A ladder reaches the top of a wall of height 12 m. The foot of the ladder is 5 m away from the wall. Find the length of a ladder.
Answer:
Given, the height of the wall = 12 m
and distance of foot of the ladder from wall = 5 m
Let the length of ladder be l.
By Baudhayana-Pythagoras theorem,

⇒ l² = 12² + 5²
⇒ l² = 144 + 25 = 169
⇒ l = 13 m
Hence, the length of ladder is 13 m.

Skill Based Questions

Question 1.
A square has side a units. Riya says, “To double the area, just make a new square of side 2a”.
Kunal says, “No, that makes the area four times, not twice”.
(a) Who is correct?
Answer:
Kunal

(b) Using Baudhayana’s idea, write the side of the square, whose area is double the original, in terms of a
Answer:
√2a

Question 2.
A square sheet has area 64 sq units.
(a) What is its sidelength?
Answer:
8 units

(b) Using the “tilted inner square” construction (PQRS), a new square is formed with half the area. What is the area and sidelength of this inner square?
Answer:
4√2 units

Question 3.
A square of side 10 cm is cut along a diagonal to form two isosceles right triangles.
(a) Find the length of the hypotenuse of each triangle.
Answer:
10√2

(b) Use an approximate value for √2 to give the hypotenuse correct to 1 decimal place.
Answer:
14.1 cm (approx)

Question 4.
In the lotus problem from Lilavati, suppose instead that the tip of the lotus is 0.5 units above water and when bent, touches the water 4 units away from its original position. Find the depth of the lake.
Answer:
15.75 unit (approx)

Question 5.
A park has to be rectangular with integer side lengths. The designer wants the diagonal also to be an integer and chooses the smallest Baudhayana triple beyond (3, 4, 5), namely (5,12,13).
(a) Take the sides as 5 m and 12 m.

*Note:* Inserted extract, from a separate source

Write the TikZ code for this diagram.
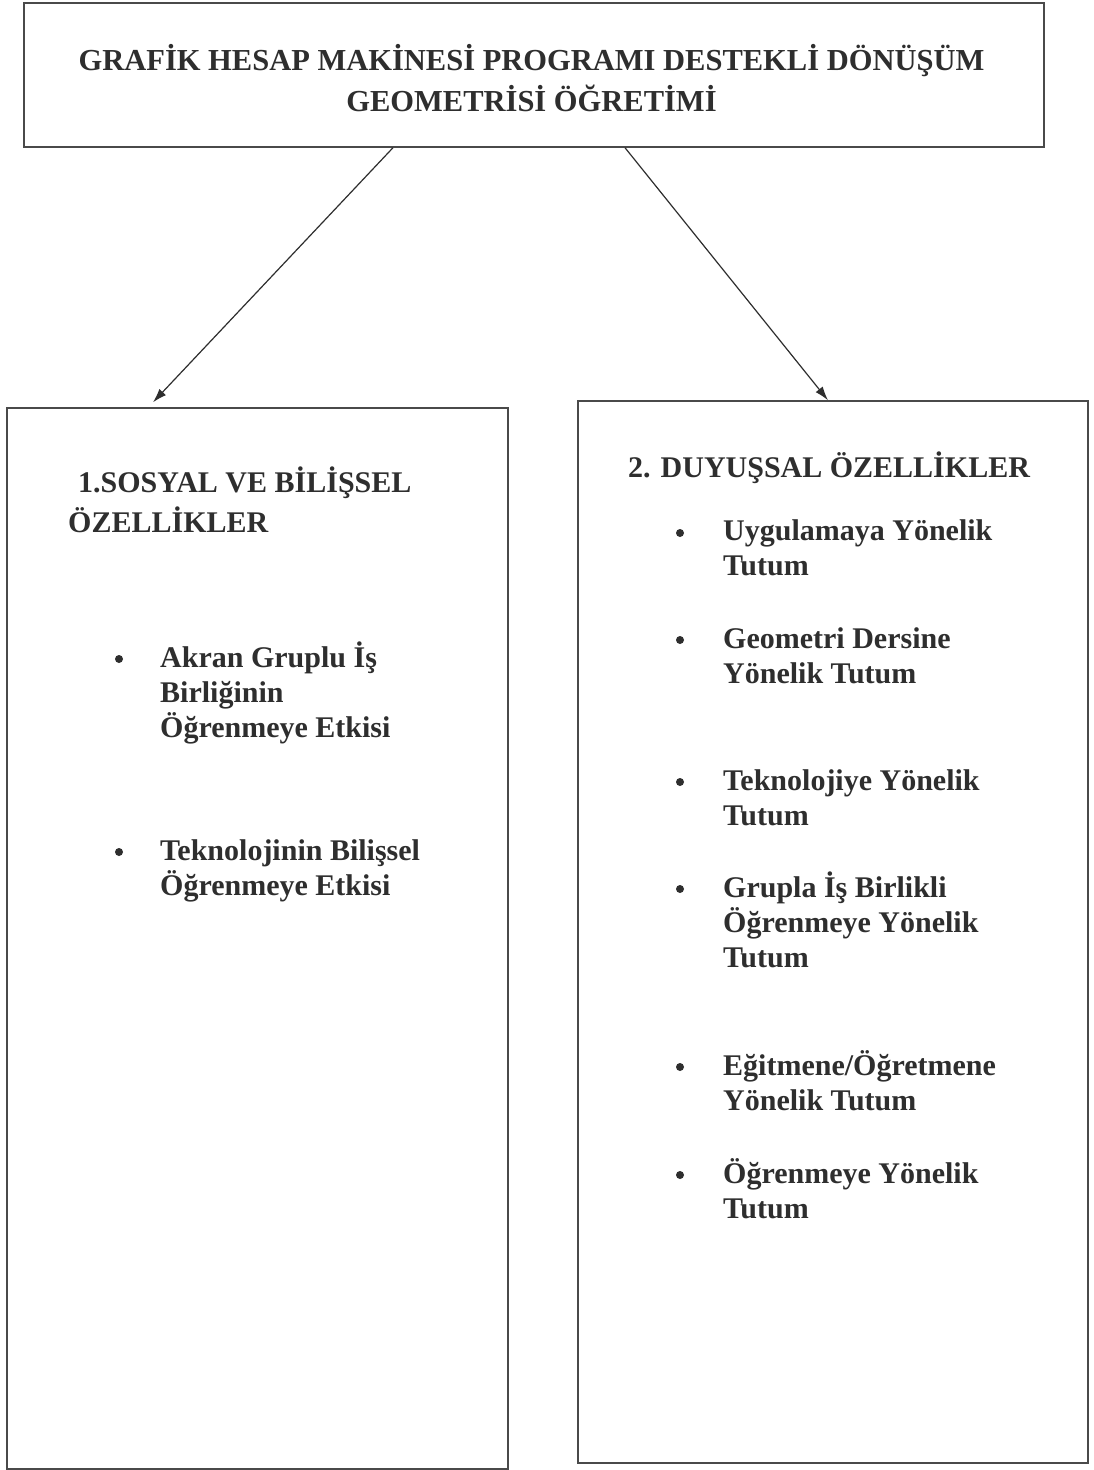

What is the diagonal length?
Answer:
13 m

(b) Suggest, why such triples are useful in practical design.
Answer:
Do yourself

Case Study Based Questions

Question 1.
Ravi is working on a geometry project, where he needs to construct a square, whose area is double the area of a given square of side 6 cm. His teacher tells him not to change the side directly but to use a geometrical construction based on diagonals, as explained by Baudhayana.
On the basis of the above information, find the following questions.
(i) Find the area of the original square.
Answer:
Let the side of square be a cm.
Given, a = 6 cm
So, the area of square = a² = 6² = 36 cm²

(ii) Find the length of the diagonal of the given square.
Answer:
By Baudhayana-Pythagoras theorem,

AC² = AB² + BC²
= 6² + 6² = 36 + 36
AC² = 72
⇒ AC = \(\sqrt{72}=\sqrt{36 \times 2}\) = 6√2 cm

(iii) Using the diagonal as the side, find the area of the new square formed.
Answer:
Side of new square = Diagonal of the original square
= 6√2 cm
So, the area of new square = (6√2)² = 72 cm²

(iv) Verify numerically that the area of the new square is double the area of the original square.
Answer:
From part (i) and (iii), the area of the new square is exactly double the area of the original square.